[Rows from a dataset of charts and code]
---
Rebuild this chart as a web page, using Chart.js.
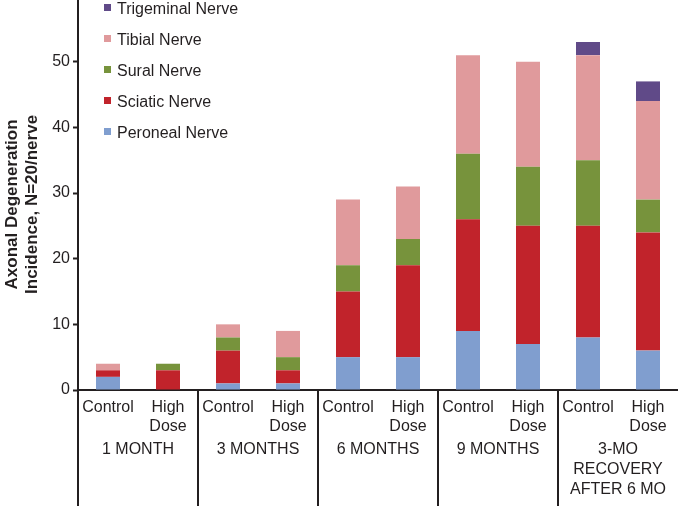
<!DOCTYPE html>
<html>
<head>
<meta charset="utf-8">
<script src="https://cdn.jsdelivr.net/npm/chart.js@4.4.1/dist/chart.umd.min.js"></script>
<style>
  body { margin:0; background:#fff; }
  #wrap { position:relative; width:678px; height:506px; }
  #legend { position:absolute; left:104px; top:-7px; font-family:"Liberation Sans", Arial, sans-serif; font-size:16px; color:#231f20; }
  #legend div { height:31px; line-height:31px; white-space:nowrap; }
  #legend span.box { display:inline-block; width:7px; height:7px; margin-right:6px; vertical-align:middle; position:relative; top:-2px; }
</style>
</head>
<body>
<div id="wrap">
  <canvas id="chart" width="678" height="506"></canvas>
  <div id="legend"></div>
</div>
<script>
// categories
var barLabels = ['Control', ['High', 'Dose'], 'Control', ['High', 'Dose'], 'Control', ['High', 'Dose'], 'Control', ['High', 'Dose'], 'Control', ['High', 'Dose']];
var groupLabels = ['1 MONTH', '3 MONTHS', '6 MONTHS', '9 MONTHS', ['3-MO', 'RECOVERY', 'AFTER 6 MO']];

// series (stack from bottom)
var peroneal   = [2, 0, 1, 1, 5, 5, 9, 7, 8, 6];
var sciatic    = [1, 3, 5, 2, 10, 14, 17, 18, 17, 18];
var sural      = [0, 1, 2, 2, 4, 4, 10, 9, 10, 5];
var tibial     = [1, 0, 2, 4, 10, 8, 15, 16, 16, 15];
var trigeminal = [0, 0, 0, 0, 0, 0, 0, 0, 2, 3];

var ink = '#231f20';
var font = '"Liberation Sans", Arial, sans-serif';

var datasets = [
  {label:'Peroneal Nerve', data:peroneal, backgroundColor:'#809ecf'},
  {label:'Sciatic Nerve', data:sciatic, backgroundColor:'#c1232b'},
  {label:'Sural Nerve', data:sural, backgroundColor:'#77933c'},
  {label:'Tibial Nerve', data:tibial, backgroundColor:'#e09a9c'},
  {label:'Trigeminal Nerve', data:trigeminal, backgroundColor:'#604a88'}
];
datasets.forEach(function(d){
  d.barPercentage = 0.4;
  d.categoryPercentage = 1;
  d.borderWidth = 0;
});

// group separators under the axis
var separators = {
  id:'separators',
  afterDraw:function(chart){
    var s = chart.scales.x2, ctx = chart.ctx;
    var n = groupLabels.length, w = s.width / n;
    ctx.save();
    ctx.strokeStyle = ink;
    ctx.lineWidth = 2;
    for (var i = 0; i < n; i++) {
      var x = Math.round(s.getPixelForValue(i) - w/2);
      ctx.beginPath();
      ctx.moveTo(x, chart.chartArea.bottom);
      ctx.lineTo(x, chart.height);
      ctx.stroke();
    }
    ctx.restore();
  }
};

var chart = new Chart(document.getElementById('chart'), {
  type:'bar',
  data:{ labels:barLabels, datasets:datasets },
  plugins:[separators],
  options:{
    responsive:false,
    animation:false,
    layout:{ padding:0 },
    plugins:{ legend:{display:false}, tooltip:{enabled:false} },
    scales:{
      x:{
        stacked:true,
        weight:0,
        grid:{ drawOnChartArea:false, drawTicks:false },
        border:{ display:true, color:ink, width:2 },
        ticks:{ color:ink, font:{family:font, size:16}, padding:8, maxRotation:0, autoSkip:false },
        afterFit:function(s){ s.height = 48; }
      },
      x2:{
        type:'category',
        labels:groupLabels,
        position:'bottom',
        weight:1,
        grid:{ display:false },
        border:{ display:false },
        ticks:{ color:ink, font:{family:font, size:16, lineHeight:1.25}, padding:-6, maxRotation:0, autoSkip:false },
        afterFit:function(s){ s.height = 68; }
      },
      y:{
        stacked:true,
        min:0,
        max:59.4,
        grid:{ drawOnChartArea:false, drawTicks:true, tickLength:5, color:ink, tickWidth:2 },
        border:{ display:true, color:ink, width:2 },
        ticks:{ stepSize:10, includeBounds:false, color:ink, font:{family:font, size:16}, padding:3 },
        title:{ display:true, text:['Axonal Degeneration    ', 'Incidence, N=20/nerve    '], color:ink, font:{family:font, size:17, weight:'bold', lineHeight:1.15}, padding:{top:3, bottom:0} },
        afterFit:function(s){ s.width = 78; s.paddingTop = 0; }
      }
    }
  }
});

// legend, top entry first
var legend = document.getElementById('legend');
datasets.slice().reverse().forEach(function(d){
  var row = document.createElement('div');
  var box = document.createElement('span');
  box.className = 'box';
  box.style.background = d.backgroundColor;
  row.appendChild(box);
  row.appendChild(document.createTextNode(d.label));
  legend.appendChild(row);
});
</script>
</body>
</html>
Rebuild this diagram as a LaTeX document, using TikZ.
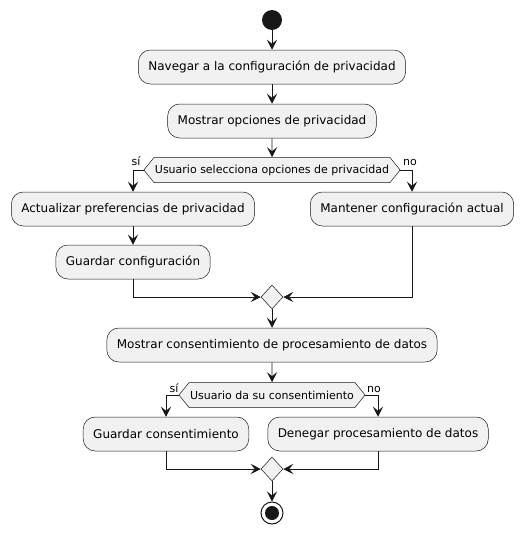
\documentclass[tikz,border=0pt]{standalone}
\usepackage{fontspec}
\setmainfont{DejaVu Sans}
\usetikzlibrary{arrows.meta, shapes.symbols, shapes.geometric}
\usepackage{xcolor}
\definecolor{boxfill}{HTML}{F1F1F1}
\definecolor{linecol}{HTML}{181818}

\begin{document}
\begin{tikzpicture}[x=1pt,y=-1pt]
			\tikzstyle{action} = [rectangle,rounded corners=12pt,fill=boxfill,draw=linecol,line width=0.5pt,minimum height=34pt,inner xsep=10pt,font=\fontsize{12}{14}\selectfont]
			\tikzstyle{choice} = [signal,signal to=west and east,signal pointer angle=102,fill=boxfill,draw=linecol,line width=0.5pt,minimum height=25pt,inner xsep=1pt,inner ysep=0pt,font=\fontsize{11}{13}\selectfont]
			\tikzstyle{merge} = [diamond,fill=boxfill,draw=linecol,line width=0.5pt,minimum width=22pt,minimum height=24pt,inner sep=0pt]
			\tikzstyle{guard} = [inner sep=0pt,font=\fontsize{11}{13}\selectfont]
			\tikzstyle{edge} = [-{Stealth[length=10pt,width=10pt,inset=4pt]},draw=linecol,line width=0.9pt]
			\useasboundingbox (0,0) rectangle (522,533);
			\node[circle,fill=linecol,minimum size=20pt,inner sep=0pt] (start) at (272,20) {};
			\node[action] (n1) at (272,67) {Navegar a la configuración de privacidad};
			\node[action] (n2) at (272,121) {Mostrar opciones de privacidad};
			\node[choice] (c1) at (272,170) {Usuario selecciona opciones de privacidad};
			\node[action] (n3) at (133,209) {Actualizar preferencias de privacidad};
			\node[action] (n4) at (133,262) {Guardar configuración};
			\node[action] (n5) at (412,209) {Mantener configuración actual};
			\node[merge] (m1) at (272,297) {};
			\node[action] (n6) at (272,345) {Mostrar consentimiento de procesamiento de datos};
			\node[choice] (c2) at (272,395) {Usuario da su consentimiento};
			\node[action] (n7) at (166,434) {Guardar consentimiento};
			\node[action] (n8) at (378,434) {Denegar procesamiento de datos};
			\node[merge] (m2) at (272,469) {};
			\node[circle,draw=linecol,fill=white,line width=1pt,minimum size=22pt,inner sep=0pt] (stop) at (272,513) {};
			\node[circle,fill=linecol,minimum size=14pt,inner sep=0pt] (stopdot) at (stop) {};
			\node[guard] (si1) at (136,161) {sí};
			\node[guard] (no1) at (410,162) {no};
			\node[guard] (si2) at (174,388) {sí};
			\node[guard] (no2) at (374,389) {no};
			\draw[edge] (start)--(n1);
			\draw[edge] (n1)--(n2);
			\draw[edge] (n2)--(c1);
			\draw[edge] (c1.west) -| (n3);
			\draw[edge] (c1.east) -| (n5);
			\draw[edge] (n3)--(n4);
			\draw[edge] (n4) |- (m1);
			\draw[edge] (n5) |- (m1);
			\draw[edge] (m1)--(n6);
			\draw[edge] (n6)--(c2);
			\draw[edge] (c2.west) -| (n7);
			\draw[edge] (c2.east) -| (n8);
			\draw[edge] (n7) |- (m2);
			\draw[edge] (n8) |- (m2);
			\draw[edge] (m2)--(stop);
			\end{tikzpicture}
\end{document}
---
TASK DESCRIPTION →
From the first line of the material down to the line containing "var groupLabels = ['1", inclusive, return each line exactly, skipping any picture.

ANSWER TO THE EXERCISE →
Rebuild this chart as a web page, using Chart.js.
<!DOCTYPE html>
<html>
<head>
<meta charset="utf-8">
<script src="https://cdn.jsdelivr.net/npm/chart.js@4.4.1/dist/chart.umd.min.js"></script>
<style>
  body { margin:0; background:#fff; }
  #wrap { position:relative; width:678px; height:506px; }
  #legend { position:absolute; left:104px; top:-7px; font-family:"Liberation Sans", Arial, sans-serif; font-size:16px; color:#231f20; }
  #legend div { height:31px; line-height:31px; white-space:nowrap; }
  #legend span.box { display:inline-block; width:7px; height:7px; margin-right:6px; vertical-align:middle; position:relative; top:-2px; }
</style>
</head>
<body>
<div id="wrap">
  <canvas id="chart" width="678" height="506"></canvas>
  <div id="legend"></div>
</div>
<script>
// categories
var barLabels = ['Control', ['High', 'Dose'], 'Control', ['High', 'Dose'], 'Control', ['High', 'Dose'], 'Control', ['High', 'Dose'], 'Control', ['High', 'Dose']];
var groupLabels = ['1 MONTH', '3 MONTHS', '6 MONTHS', '9 MONTHS', ['3-MO', 'RECOVERY', 'AFTER 6 MO']];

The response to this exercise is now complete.